I presume you already own your primary residence based on what you are requiring of a deal...

If not, throw those numbers out the window if you're still renting (with it's inherent 0% return on EVERYTHING)

But the only advice I can give as someone fairly new at this is the response to this question...

"The price that comes out of my math is just to low that I don't know if I should even try to make an offer."

I'd just say MAKE THE OFFER. You have your established standards of exactly what you're looking for...

That is phenomenal, the numbers are surgical... Make the offer based solely on those numbers, ON EVERYTHING!

How else will you know where the sellers line is until you cross it!?

The worst they can do is give you a Know with their No...

You may just stumble into a deal, by the sheer numbers game, with a more motivated seller then originally anticipated that was overlooked by window shoppers...

@Erik W. , agreed. Learn about marketing for off market deals or develop relationships with local wholesalers, property managers, closing attorneys and brokers. Let them know you want to look at the deals that haven’t hit, or can’t hit, the retail market.

@Taylor L. Agreed, but I’d also add that if you don’t offer low, it’s harder to identify a truly motivated seller. I’m a wholesaler, so I’ve started adding value to my agent in other ways, such as presenting their listing offers alongside my cash offers and cold calling their lists of leads (and we split the leads depending on what solution the seller prefers).
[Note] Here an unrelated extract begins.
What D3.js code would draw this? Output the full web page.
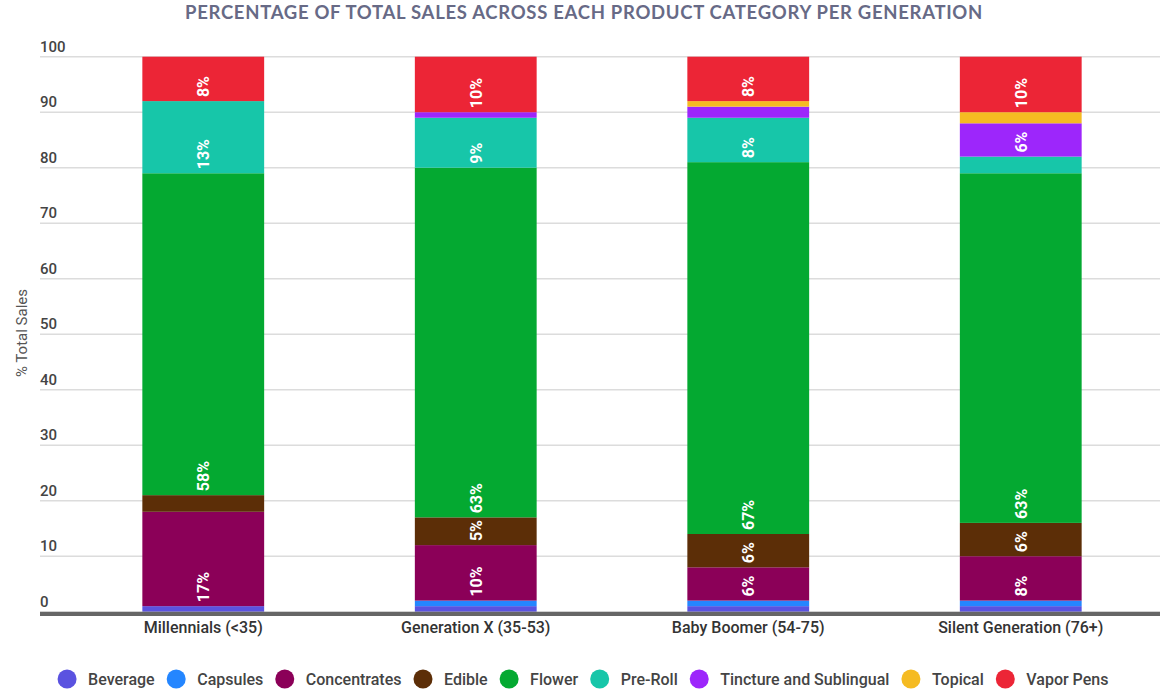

If my broker didn’t send in my lower offers, I’d honestly find another broker. As long as they know WHY you’re doing something they should be able to help you.

Originally posted by @Scott Johnson :

@Taylor L. Agreed, but I’d also add that if you don’t offer low, it’s harder to identify a truly motivated seller. I’m a wholesaler, so I’ve started adding value to my agent in other ways, such as presenting their listing offers alongside my cash offers and cold calling their lists of leads (and we split the leads depending on what solution the seller prefers).
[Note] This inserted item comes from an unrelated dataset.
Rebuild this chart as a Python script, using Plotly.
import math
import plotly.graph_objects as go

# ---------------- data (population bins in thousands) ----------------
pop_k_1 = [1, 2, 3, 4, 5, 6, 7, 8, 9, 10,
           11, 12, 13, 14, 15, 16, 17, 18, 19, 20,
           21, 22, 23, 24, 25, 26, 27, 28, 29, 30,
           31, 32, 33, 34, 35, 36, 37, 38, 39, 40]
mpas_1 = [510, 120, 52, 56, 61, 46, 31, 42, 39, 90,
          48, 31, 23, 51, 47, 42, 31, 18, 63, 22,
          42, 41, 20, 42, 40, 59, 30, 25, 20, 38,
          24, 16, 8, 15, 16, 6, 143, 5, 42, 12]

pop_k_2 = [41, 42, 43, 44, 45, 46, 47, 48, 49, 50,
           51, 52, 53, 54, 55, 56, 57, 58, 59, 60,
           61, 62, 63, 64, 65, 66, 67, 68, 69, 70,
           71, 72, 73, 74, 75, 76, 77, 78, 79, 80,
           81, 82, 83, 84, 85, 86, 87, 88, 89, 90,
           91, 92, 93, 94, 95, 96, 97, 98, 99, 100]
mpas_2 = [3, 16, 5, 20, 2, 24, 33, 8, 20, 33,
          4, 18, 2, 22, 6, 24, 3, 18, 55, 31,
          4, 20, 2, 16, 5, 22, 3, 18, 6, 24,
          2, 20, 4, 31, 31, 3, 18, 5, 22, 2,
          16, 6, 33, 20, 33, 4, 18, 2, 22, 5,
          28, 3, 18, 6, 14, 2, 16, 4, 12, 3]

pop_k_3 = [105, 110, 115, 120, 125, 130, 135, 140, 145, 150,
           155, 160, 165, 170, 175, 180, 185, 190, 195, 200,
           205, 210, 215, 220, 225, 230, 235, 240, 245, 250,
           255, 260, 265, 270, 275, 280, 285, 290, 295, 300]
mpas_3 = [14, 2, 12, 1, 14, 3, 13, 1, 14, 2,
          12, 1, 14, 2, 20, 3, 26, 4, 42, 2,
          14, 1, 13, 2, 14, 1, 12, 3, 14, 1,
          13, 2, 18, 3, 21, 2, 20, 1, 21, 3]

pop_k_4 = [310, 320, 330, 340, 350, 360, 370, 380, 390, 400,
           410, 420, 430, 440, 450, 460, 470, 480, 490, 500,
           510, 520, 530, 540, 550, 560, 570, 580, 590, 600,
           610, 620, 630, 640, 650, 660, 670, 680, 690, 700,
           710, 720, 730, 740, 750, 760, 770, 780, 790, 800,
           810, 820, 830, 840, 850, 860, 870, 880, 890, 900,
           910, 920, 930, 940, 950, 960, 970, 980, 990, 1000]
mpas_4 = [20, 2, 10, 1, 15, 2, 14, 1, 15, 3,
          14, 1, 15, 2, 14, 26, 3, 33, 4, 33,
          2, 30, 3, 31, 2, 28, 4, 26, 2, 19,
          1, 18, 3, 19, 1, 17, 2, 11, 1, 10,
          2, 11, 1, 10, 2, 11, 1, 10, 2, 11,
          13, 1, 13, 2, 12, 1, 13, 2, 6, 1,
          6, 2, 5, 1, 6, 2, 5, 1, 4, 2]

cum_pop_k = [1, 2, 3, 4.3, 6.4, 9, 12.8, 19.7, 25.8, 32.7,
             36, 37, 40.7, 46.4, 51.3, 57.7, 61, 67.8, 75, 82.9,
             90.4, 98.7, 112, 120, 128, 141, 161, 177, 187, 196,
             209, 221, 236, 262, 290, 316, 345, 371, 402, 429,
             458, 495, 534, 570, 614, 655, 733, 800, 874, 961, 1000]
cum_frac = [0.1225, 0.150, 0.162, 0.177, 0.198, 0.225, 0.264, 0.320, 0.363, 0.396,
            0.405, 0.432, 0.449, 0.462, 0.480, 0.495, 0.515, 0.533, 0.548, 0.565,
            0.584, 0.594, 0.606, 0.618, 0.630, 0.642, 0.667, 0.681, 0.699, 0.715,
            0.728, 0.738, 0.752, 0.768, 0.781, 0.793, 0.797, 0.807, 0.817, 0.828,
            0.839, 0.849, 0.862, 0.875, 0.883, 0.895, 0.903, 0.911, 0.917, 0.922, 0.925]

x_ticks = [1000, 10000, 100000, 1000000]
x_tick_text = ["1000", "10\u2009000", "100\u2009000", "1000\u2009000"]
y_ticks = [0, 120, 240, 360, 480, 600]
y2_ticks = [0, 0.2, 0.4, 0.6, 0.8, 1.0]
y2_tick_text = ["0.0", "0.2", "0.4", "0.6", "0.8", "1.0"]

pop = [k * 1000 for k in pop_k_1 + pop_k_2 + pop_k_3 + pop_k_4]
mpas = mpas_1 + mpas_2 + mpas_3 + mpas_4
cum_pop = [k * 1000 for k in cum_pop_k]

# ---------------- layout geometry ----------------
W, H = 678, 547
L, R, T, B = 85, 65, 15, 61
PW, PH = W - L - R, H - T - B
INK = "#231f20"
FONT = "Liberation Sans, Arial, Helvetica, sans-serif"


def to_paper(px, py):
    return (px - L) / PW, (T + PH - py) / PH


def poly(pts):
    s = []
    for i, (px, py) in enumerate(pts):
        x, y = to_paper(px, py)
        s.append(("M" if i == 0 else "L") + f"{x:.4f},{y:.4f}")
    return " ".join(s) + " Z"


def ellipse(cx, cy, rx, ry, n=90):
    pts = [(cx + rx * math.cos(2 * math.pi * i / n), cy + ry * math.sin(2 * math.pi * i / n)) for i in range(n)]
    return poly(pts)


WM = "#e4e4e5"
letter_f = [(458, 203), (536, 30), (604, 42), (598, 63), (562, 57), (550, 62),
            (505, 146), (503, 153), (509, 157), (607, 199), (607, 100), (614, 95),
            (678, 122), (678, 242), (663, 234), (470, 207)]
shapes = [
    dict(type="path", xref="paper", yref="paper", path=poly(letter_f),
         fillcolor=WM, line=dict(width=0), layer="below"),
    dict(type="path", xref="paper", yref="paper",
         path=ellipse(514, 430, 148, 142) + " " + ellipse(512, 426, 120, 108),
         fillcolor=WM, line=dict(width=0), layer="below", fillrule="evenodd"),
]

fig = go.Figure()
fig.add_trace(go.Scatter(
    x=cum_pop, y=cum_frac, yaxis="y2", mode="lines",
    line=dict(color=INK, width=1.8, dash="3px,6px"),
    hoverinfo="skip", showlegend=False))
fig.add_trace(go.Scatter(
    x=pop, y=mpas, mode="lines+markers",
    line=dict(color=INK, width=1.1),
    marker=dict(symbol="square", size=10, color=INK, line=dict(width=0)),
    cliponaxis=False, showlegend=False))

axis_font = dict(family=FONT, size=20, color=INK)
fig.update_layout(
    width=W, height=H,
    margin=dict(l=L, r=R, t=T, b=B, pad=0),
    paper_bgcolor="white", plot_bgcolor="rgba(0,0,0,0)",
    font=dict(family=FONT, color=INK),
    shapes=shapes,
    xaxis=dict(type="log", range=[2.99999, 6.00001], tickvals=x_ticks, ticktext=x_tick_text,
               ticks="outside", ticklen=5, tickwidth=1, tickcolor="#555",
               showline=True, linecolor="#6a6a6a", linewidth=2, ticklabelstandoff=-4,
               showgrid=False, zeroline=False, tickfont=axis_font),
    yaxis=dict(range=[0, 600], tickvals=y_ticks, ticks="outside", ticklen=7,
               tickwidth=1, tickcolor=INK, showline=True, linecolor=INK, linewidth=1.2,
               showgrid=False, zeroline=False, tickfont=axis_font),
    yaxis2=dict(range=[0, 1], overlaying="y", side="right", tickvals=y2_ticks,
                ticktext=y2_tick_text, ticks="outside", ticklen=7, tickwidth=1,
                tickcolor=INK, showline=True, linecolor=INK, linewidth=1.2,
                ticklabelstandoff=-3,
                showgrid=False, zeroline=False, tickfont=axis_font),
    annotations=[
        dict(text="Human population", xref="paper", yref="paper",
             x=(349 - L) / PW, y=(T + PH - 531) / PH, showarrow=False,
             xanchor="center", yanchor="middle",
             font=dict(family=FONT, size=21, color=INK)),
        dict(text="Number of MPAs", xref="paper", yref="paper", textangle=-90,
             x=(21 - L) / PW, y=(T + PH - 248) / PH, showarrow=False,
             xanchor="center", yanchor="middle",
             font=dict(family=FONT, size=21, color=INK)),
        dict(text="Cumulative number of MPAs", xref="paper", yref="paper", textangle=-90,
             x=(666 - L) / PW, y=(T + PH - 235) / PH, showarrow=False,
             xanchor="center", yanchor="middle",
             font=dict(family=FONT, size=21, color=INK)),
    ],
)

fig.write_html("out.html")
If my broker didn’t send in my lower offers, I’d honestly find another broker. As long as they know WHY you’re doing something they should be able to help you.

I think the important difference is commercial v residential. Motivated sellers that are working with commercial brokers don't need Loopnet to sell their deals. If they're actually motivated they'll get many satisfactory offers through the broker's investor network. Commercial deals generally only get to Loopnet after they've been picked over by the broker's entire contact list and the contact lists of their entire office.